Let’s say you make $20 an hour. When you hit overtime, you get $30. Under these new rules, the first $20 is still taxed like regular income. Only that extra $10—the premium—is eligible for the deduction.
If you’re lucky enough to get double time? Still only that "half" (the $10) counts toward the federal deduction. The rest stays in the taxable bucket. It’s a nuance that makes a huge difference when you’re trying to budget.
Who actually gets the break?
Not everyone with a boss is getting a tax break. This is strictly for "non-exempt" employees. If you’re a salaried manager who doesn't get a dime extra for staying late, this law does zero for you. You have to be covered by the Fair Labor Standards Act (FLSA).
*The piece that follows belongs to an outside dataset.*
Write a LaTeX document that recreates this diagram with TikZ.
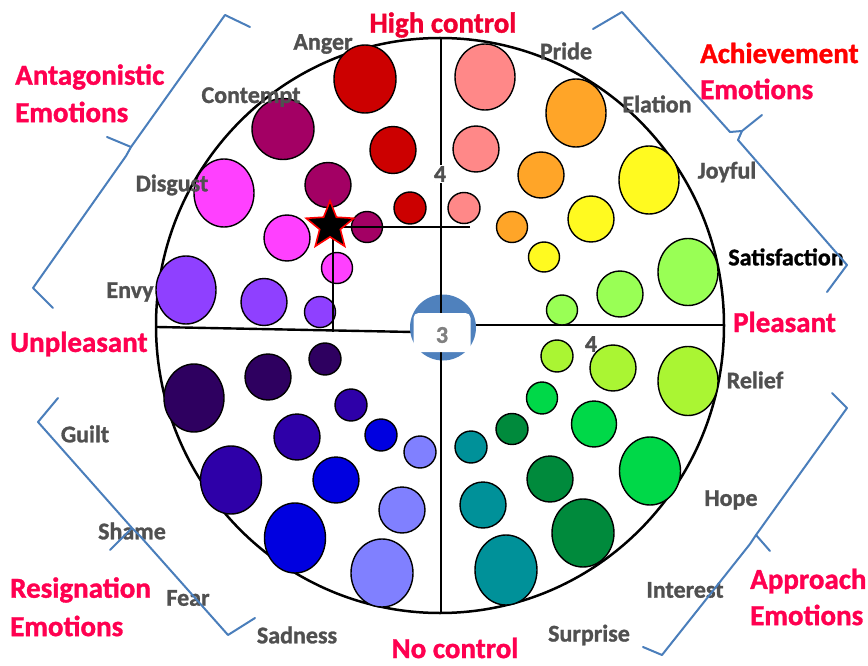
\documentclass[tikz,border=0pt]{standalone}
\usepackage{fontspec}
\setmainfont{Carlito}[BoldFeatures={FakeBold=1.2}]
\usetikzlibrary{shapes.geometric}
\definecolor{angerc}{RGB}{204,0,0}
\definecolor{contc}{RGB}{163,0,100}
\definecolor{disgc}{RGB}{255,64,255}
\definecolor{envyc}{RGB}{143,64,255}
\definecolor{guiltc}{RGB}{46,0,96}
\definecolor{shamec}{RGB}{46,0,168}
\definecolor{fearc}{RGB}{0,0,224}
\definecolor{sadc}{RGB}{128,128,255}
\definecolor{surpc}{RGB}{0,145,153}
\definecolor{intc}{RGB}{0,138,60}
\definecolor{hopec}{RGB}{0,216,72}
\definecolor{reliefc}{RGB}{170,245,51}
\definecolor{satc}{RGB}{153,255,85}
\definecolor{joyc}{RGB}{255,250,32}
\definecolor{elatc}{RGB}{255,165,40}
\definecolor{pridec}{RGB}{255,136,136}
\definecolor{discblue}{RGB}{79,129,189}
\definecolor{bracec}{RGB}{74,126,187}
\definecolor{txtgray}{RGB}{80,80,80}
\definecolor{crim}{RGB}{255,0,80}
\definecolor{hired}{RGB}{240,0,50}
\definecolor{purered}{RGB}{255,0,0}
\newcommand\emcirc[5]{\filldraw[emc,fill=#1] (#2,#3) ellipse [x radius=#4pt, y radius=#5pt];}
\tikzset{
  emc/.style={draw=black, line width=1.4pt},
  gl/.style={text=txtgray, font=\bfseries\fontsize{24}{24}\selectfont, inner sep=0pt},
  rl/.style={text=crim, font=\bfseries\fontsize{29}{29}\selectfont, inner sep=0pt, anchor=west},
  bracestyle/.style={draw=bracec, line width=2pt, line join=round, line cap=round},
  divider/.style={draw=black, line width=2.4pt},
  crossline/.style={draw=black, line width=1.2pt},
}
\begin{document}
\begin{tikzpicture}[x=1pt,y=-1pt]
\useasboundingbox (0,0) rectangle (868,666);
% outline
\draw[line width=2.5pt] (440,325.5) ellipse [x radius=284pt, y radius=287.5pt];
% dividers
\coordinate (top) at (441,38);
\coordinate (bot) at (441,613);
\coordinate (lft) at (157,327);
\coordinate (lmid) at (413,332);
\coordinate (ltick) at (413,320);
\coordinate (rmid) at (473,325);
\coordinate (rgt) at (724,325);
\draw[divider] (lft) -- (lmid) -- (ltick);
\draw[divider] (rmid) -- (rgt);
% blue disc
\fill[discblue] (443,327.5) circle [radius=33pt];
\draw[divider] (top) -- (bot);
\node[fill=white, rounded corners=5pt, minimum width=57pt, minimum height=39pt, inner sep=0pt] (box3) at (442,332.5) {};
\node[gl, text=gray] (three) at (442,335) {3};
% upper-left
\emcirc{angerc}{365}{79}{31}{34}
\emcirc{angerc}{393}{150}{23}{23.5}
\emcirc{angerc}{410}{208}{16}{16}
\emcirc{contc}{283}{129}{31}{30.5}
\emcirc{contc}{328}{185}{23}{22.5}
\emcirc{contc}{367}{227}{15.5}{15.5}
\emcirc{disgc}{224}{193}{30}{34}
\emcirc{disgc}{287}{238}{23}{23}
\emcirc{disgc}{337}{268}{15.5}{15.5}
\emcirc{envyc}{186}{290}{30}{34}
\emcirc{envyc}{264}{302}{23}{23.5}
\emcirc{envyc}{320}{312}{15.5}{15.5}
% upper-right
\emcirc{pridec}{485}{77}{30}{33}
\emcirc{pridec}{476}{149}{23}{23}
\emcirc{pridec}{464}{208}{16}{15.5}
\emcirc{elatc}{576}{113}{30}{34}
\emcirc{elatc}{541}{175}{23}{23}
\emcirc{elatc}{512}{227}{15.5}{15.5}
\emcirc{joyc}{649}{180}{30}{34}
\emcirc{joyc}{591}{219}{23}{23}
\emcirc{joyc}{544}{257}{15.5}{15}
\emcirc{satc}{688}{272}{30}{33.5}
\emcirc{satc}{620}{294}{23}{23}
\emcirc{satc}{562}{310}{15.5}{15}
% lower-left
\emcirc{guiltc}{194}{398}{30}{34}
\emcirc{guiltc}{268}{377}{23}{23}
\emcirc{guiltc}{325}{359}{16}{16}
\emcirc{shamec}{231}{480}{30.5}{34}
\emcirc{shamec}{297}{437}{23}{23}
\emcirc{shamec}{351}{405}{16}{16}
\emcirc{fearc}{295}{538}{30.5}{35}
\emcirc{fearc}{336}{480}{23}{23}
\emcirc{fearc}{381}{435}{16}{16}
\emcirc{sadc}{382}{573}{31}{34}
\emcirc{sadc}{402}{510}{23}{23}
\emcirc{sadc}{420}{452}{16}{16}
% lower-right
\emcirc{surpc}{506}{570}{31}{35}
\emcirc{surpc}{483}{505}{23}{23}
\emcirc{surpc}{471}{447}{16}{16}
\emcirc{intc}{583}{533}{31}{34}
\emcirc{intc}{550}{479}{23}{23}
\emcirc{intc}{512}{429}{16}{15.5}
\emcirc{hopec}{650}{471}{30.5}{34}
\emcirc{hopec}{594}{424}{22.5}{23}
\emcirc{hopec}{542}{398}{15.5}{16}
\emcirc{reliefc}{688}{381}{30}{34.5}
\emcirc{reliefc}{613}{368}{23}{23}
\emcirc{reliefc}{557}{356}{16}{16}
% crosshair and star
\coordinate (hx) at (470,227);
\coordinate (sx) at (333,227);
\coordinate (vy) at (333,332);
\draw[crossline] (sx) -- (hx);
\draw[crossline] (sx) -- (vy);
\node[star, star points=5, star point ratio=2.3, minimum size=50pt, inner sep=0pt, fill=black, draw=red, line width=1.6pt] (star) at (330,226) {};
% numbers
\node[gl, fill=white, inner sep=1pt] (four1) at (440,174) {4};
\node[gl] (four2) at (591,344) {4};
% gray labels
\node[gl] (anger) at (323,44) {Anger};
\node[gl] (contempt) at (251,97) {Contempt};
\node[gl] (disgust) at (172,185) {Disgust};
\node[gl] (envy) at (130,292) {Envy};
\node[gl] (guilt) at (85,434) {Guilt};
\node[gl] (shame) at (132,531) {Shame};
\node[gl] (fear) at (188,598) {Fear};
\node[gl] (sadness) at (297,635) {Sadness};
\node[gl] (surprise) at (589,635) {Surprise};
\node[gl] (interest) at (685,590) {Interest};
\node[gl] (hope) at (731,500) {Hope};
\node[gl] (relief) at (755,380) {Relief};
\node[gl, text=black] (satisfaction) at (786,257) {Satisfaction};
\node[gl] (joyful) at (727,172) {Joyful};
\node[gl] (elation) at (657,104) {Elation};
\node[gl] (pride) at (566,51) {Pride};
% red labels
\node[rl, text=hired, anchor=center] (high) at (443,25) {High control};
\node[rl, anchor=center] (noctrl) at (455,648) {No control};
\node[rl] (pleasant) at (733,322) {Pleasant};
\node[rl] (unpleasant) at (10,344) {Unpleasant};
\node[rl] (antag1) at (15,77) {Antagonistic};
\node[rl] (antag2) at (15,112) {Emotions};
\node[rl, text=purered] (ach1) at (700,53) {Achievement};
\node[rl] (ach2) at (700,89) {Emotions};
\node[rl] (res1) at (10,590) {Resignation};
\node[rl] (res2) at (10,626) {Emotions};
\node[rl] (app1) at (750,581) {Approach};
\node[rl] (app2) at (750,615) {Emotions};
% braces
\draw[bracestyle] (250,27) -- (225,15) -- (131,147) -- (107,137);
\draw[bracestyle] (131,147) -- (126,156) -- (33,288) -- (53,308);
\draw[bracestyle] (593,29) -- (622,12) -- (730,132) -- (742,131) -- (762,115);
\draw[bracestyle] (742,131) -- (738,140) -- (847,265) -- (827,292);
\draw[bracestyle] (832,393) -- (847,408) -- (756,535) -- (770,551);
\draw[bracestyle] (756,535) -- (750,544) -- (662,655) -- (643,647);
\draw[bracestyle] (58,398) -- (38,422) -- (132,528) -- (110,550);
\draw[bracestyle] (132,528) -- (140,536) -- (228,635) -- (255,618);
\end{tikzpicture}
\end{document}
Usually, that means hourly workers.
There are also income caps, because of course there are. If you’re a single filer making over $150,000, the benefit starts to shrink. Once you hit a modified adjusted gross income (MAGI) of $275,000, the deduction vanishes entirely. For married couples, that phase-out starts at $300,000 and kills the benefit at $550,000.
- Hourly blue-collar workers: Generally the biggest winners.
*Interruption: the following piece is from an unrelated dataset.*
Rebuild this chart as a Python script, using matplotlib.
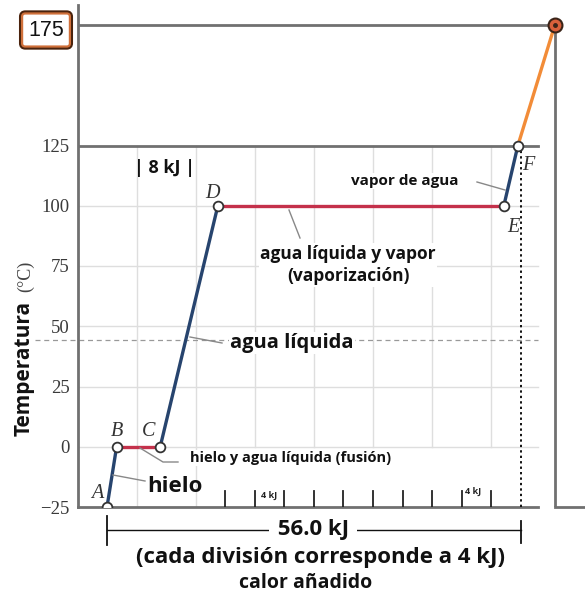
import matplotlib
matplotlib.use("Agg")
import matplotlib.pyplot as plt

# ---- data ----
point_labels = ["A", "B", "C", "D", "E", "F"]
heat_kj = [0.0, 1.3, 7.2, 15.0, 53.7, 55.6, 60.6]
temp_c = [-25, 0, 0, 100, 100, 125, 175]
segment_colors = ["#27446e", "#c4314b", "#27446e", "#c4314b", "#27446e", "#f28c38"]
ytick_values = [-25, 0, 25, 50, 75, 100, 125]
grid_x = [4, 12, 20, 28, 36, 44, 52]
bottom_ticks = [16, 20, 24, 28, 32, 36, 40, 44, 48, 52]
total_heat = 56.0

W, H = 585, 596
fig = plt.figure(figsize=(W / 100, H / 100), dpi=100)

# pixel mapping helpers
X0, XS = 107, 7.39      # px of 0 kJ, px per kJ
Y0, YS = 507, 2.41      # px of -25 C, px per C
def kx(px):
    return (px - X0) / XS
def ty(py):
    return -25 + (Y0 - py) / YS

ax_left, ax_right, ax_top, ax_bot = 78, 585, 5, 507
ax = fig.add_axes([ax_left / W, (H - ax_bot) / H, (ax_right - ax_left) / W, (ax_bot - ax_top) / H])
ax.set_xlim(kx(ax_left), kx(ax_right))
ax.set_ylim(ty(ax_bot), ty(ax_top))
for s in ["top", "right", "bottom"]:
    ax.spines[s].set_visible(False)
ax.spines["left"].set_color("#707070")
ax.spines["left"].set_linewidth(2)
ax.set_xticks([])
ax.set_yticks(ytick_values)
ax.set_yticklabels([str(v).replace("-", "\u2212") for v in ytick_values],
                   family="Liberation Serif", fontsize=13.5, color="#3a3a3a")
ax.tick_params(axis="y", length=0, pad=6)

spine_c = "#707070"
xl = kx(ax_left)
# grid
grid_c = "#dedede"
for v in [0, 25, 50, 75, 100]:
    ax.plot([xl, kx(538)], [v, v], color=grid_c, lw=1, zorder=0)
for g in grid_x:
    y_lo = -25 if g < 16 else 0
    ax.plot([g, g], [y_lo, 125], color=grid_c, lw=1, zorder=0)

# frame lines
ax.plot([xl, kx(538)], [-25, -25], color=spine_c, lw=2, clip_on=False, zorder=2)
ax.plot([kx(555), kx(585)], [-25, -25], color=spine_c, lw=2, clip_on=False, zorder=2)
ax.plot([xl, kx(538)], [125, 125], color=spine_c, lw=2, zorder=2)
ax.plot([xl, kx(555)], [175, 175], color=spine_c, lw=2, zorder=2)
ax.plot([kx(555), kx(555)], [-25, 175], color=spine_c, lw=2, zorder=2)

# dashed line
ax.plot([kx(35), kx(538)], [ty(340), ty(340)], color="#999999", lw=0.9,
        ls=(0, (4, 3)), clip_on=False, zorder=1)

# bottom ticks
for t in bottom_ticks:
    ax.plot([t, t], [-25, ty(491)], color="#222222", lw=1.3, zorder=2)
for xp, yp in [(269, 495), (473, 491)]:
    ax.text(kx(xp), ty(yp), "4 kJ", fontsize=6.5, fontweight="bold",
            family="Open Sans", ha="center", va="center", color="#222222")

# dotted line at total
ax.plot([total_heat, total_heat], [-25, 125], color="#111111", lw=1.4,
        ls=(0, (1.2, 1.6)), zorder=2)

# heating curve
for i in range(len(heat_kj) - 1):
    ax.plot(heat_kj[i:i + 2], temp_c[i:i + 2], color=segment_colors[i],
            lw=2.4, solid_capstyle="round", zorder=3)
ax.plot(heat_kj[:6], temp_c[:6], ls="none", marker="o", ms=7, mfc="white",
        mec="#333333", mew=1.3, zorder=4)
ax.plot([heat_kj[6]], [temp_c[6]], ls="none", marker="o", ms=10, mfc="#d9603b",
        mec="#3a2418", mew=1.5, zorder=5, clip_on=False)
ax.plot([heat_kj[6]], [temp_c[6]], ls="none", marker="o", ms=2.5, mfc="#3a2418",
        mec="#3a2418", zorder=6, clip_on=False)

# point labels
lab_px = [(97, 494), (117, 432), (149, 432), (212, 193), (513, 227), (528, 166)]
for lab, (xp, yp) in zip(point_labels, lab_px):
    ax.text(kx(xp), ty(yp), lab, family="Liberation Serif", style="italic",
            fontsize=14.5, ha="center", va="center", color="#333333", zorder=6)

# leader lines
lead_c = "#888888"
leaders = [
    [(113, 475), (145, 481)],
    [(140, 448), (163, 462), (178, 462)],
    [(190, 337), (222, 343)],
    [(289, 210), (300, 238)],
    [(477, 182), (505, 190)],
]
for pts in leaders:
    ax.plot([kx(p[0]) for p in pts], [ty(p[1]) for p in pts], color=lead_c,
            lw=1, zorder=3)

bb = dict(facecolor="white", edgecolor="none", pad=1)
tf = dict(family="Open Sans", fontweight="bold", color="#111111", zorder=5)
ax.text(kx(230), ty(343), "agua líquida", fontsize=14.5, ha="left", va="center", bbox=bb, **tf)
ax.text(kx(147), ty(486), "hielo", fontsize=16, ha="left", va="center", **tf)
ax.text(kx(190), ty(458), "hielo y agua líquida (fusión)", fontsize=10.5, ha="left",
        va="center", bbox=bb, **tf)
ax.text(kx(348), ty(265), "agua líquida y vapor\n(vaporización)", fontsize=12.5,
        ha="center", va="center", linespacing=1.35, bbox=bb, **tf)
ax.text(kx(405), ty(181), "vapor de agua", fontsize=11, ha="center", va="center", bbox=bb, **tf)
ax.text(kx(165), ty(168), "| 8 kJ |", fontsize=13, ha="center", va="center", **tf)

# 175 box label
ax.text(kx(46), ty(30), "175", fontsize=15.5, family="Liberation Sans", ha="center",
        va="center", color="#111111", clip_on=False, zorder=7,
        bbox=dict(boxstyle="round,pad=0.28,rounding_size=0.15", facecolor="white",
                  edgecolor="#4a230d", lw=4.5))
ax.text(kx(46), ty(30), "175", fontsize=15.5, family="Liberation Sans", ha="center",
        va="center", color="#111111", clip_on=False, zorder=8,
        bbox=dict(boxstyle="round,pad=0.28,rounding_size=0.15", facecolor="white",
                  edgecolor="#d0703a", lw=1.6))

# y label
fig.text(24 / W, 1 - 368 / H, "Temperatura", rotation=90, fontsize=15,
         family="Open Sans", fontweight="bold", ha="center", va="center", color="#111111")
fig.text(26 / W, 1 - 276 / H, "(°C)", rotation=90, fontsize=13,
         family="Liberation Serif", ha="center", va="center", color="#444444")

# bottom dimension line
yd = ty(530)
ax.plot([0, total_heat], [yd, yd], color="#111111", lw=1, clip_on=False)
ax.plot([0, 0], [ty(516), ty(545)], color="#111111", lw=1.3, clip_on=False)
ax.plot([total_heat, total_heat], [ty(521), ty(543)], color="#111111", lw=1.3, clip_on=False)
ax.text(kx(313), yd, " 56.0 kJ ", fontsize=16, ha="center", va="center", clip_on=False,
        bbox=dict(facecolor="white", edgecolor="none", pad=2), **tf)
ax.text(kx(321), ty(557), "(cada división corresponde a 4 kJ)", fontsize=16,
        ha="center", va="center", clip_on=False, **tf)
ax.text(kx(306), ty(583), "calor añadido", fontsize=14, ha="center", va="center",
        clip_on=False, **tf)

fig.savefig("out.png", dpi=100)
- Tipped employees: You get this plus the "No Tax on Tips" deduction ($25,000 cap).
- Railroad workers: Sorry, you're actually excluded from this specific deduction.
- Freelancers: If you're 1099, "overtime" isn't really a legal thing for you, so you're out of luck here too.
The State Tax Trap
Here is something nobody is talking about: your state might still want its cut.
Just because the federal government decided to stop taxing that overtime premium doesn't mean your state government got the memo. Some states, like Wisconsin, have been rushing to pass matching legislation so their state tax forms line up with the new federal rules.
But if you live in a state that hasn't moved yet, you might find yourself in a situation where your federal taxable income is lower, but your state bill stays the same. It’s a mess for payroll departments.
How to make sure you get your money
Since 2025 was a "transition year," your W-2 might not look perfect. The IRS told employers they could use any "reasonable method" to report overtime for 2025. Some might put it in Box 14. Some might just give you a separate piece of paper.
For 2026, though, it’s mandatory. Your employer has to track this.
If you think your company is messing this up, you need to speak up now. Because the deduction is "below-the-line" (meaning you can take it whether you itemize or not), it’s easy to claim, but you need the right numbers from your employer.
Here is exactly what you should do next:
- Check your 2025 pay stubs. Total up the "premium" portion of your overtime (the extra $0.5x). If your W-2 doesn't show a specific "Qualified Overtime" amount, you'll need this for your 2025 return.
- Ask your HR department about Box 12. Confirm they are using the new "TT" code for 2026 so your withholdings are adjusted correctly throughout this year.
- Watch your MAGI. If you're close to that $150,000 mark, remember that every extra dollar of overtime could actually push you into the phase-out range, making the deduction worth less.
- Keep an eye on the clock. This whole setup is temporary. Unless Congress acts, the "no tax on overtime" rules are scheduled to vanish at the end of 2028.
The bottom line is that the tax break is real, it's active, and it's potentially worth thousands. But it requires you to be a lot more hands-on with your payroll records than you’ve probably ever been before.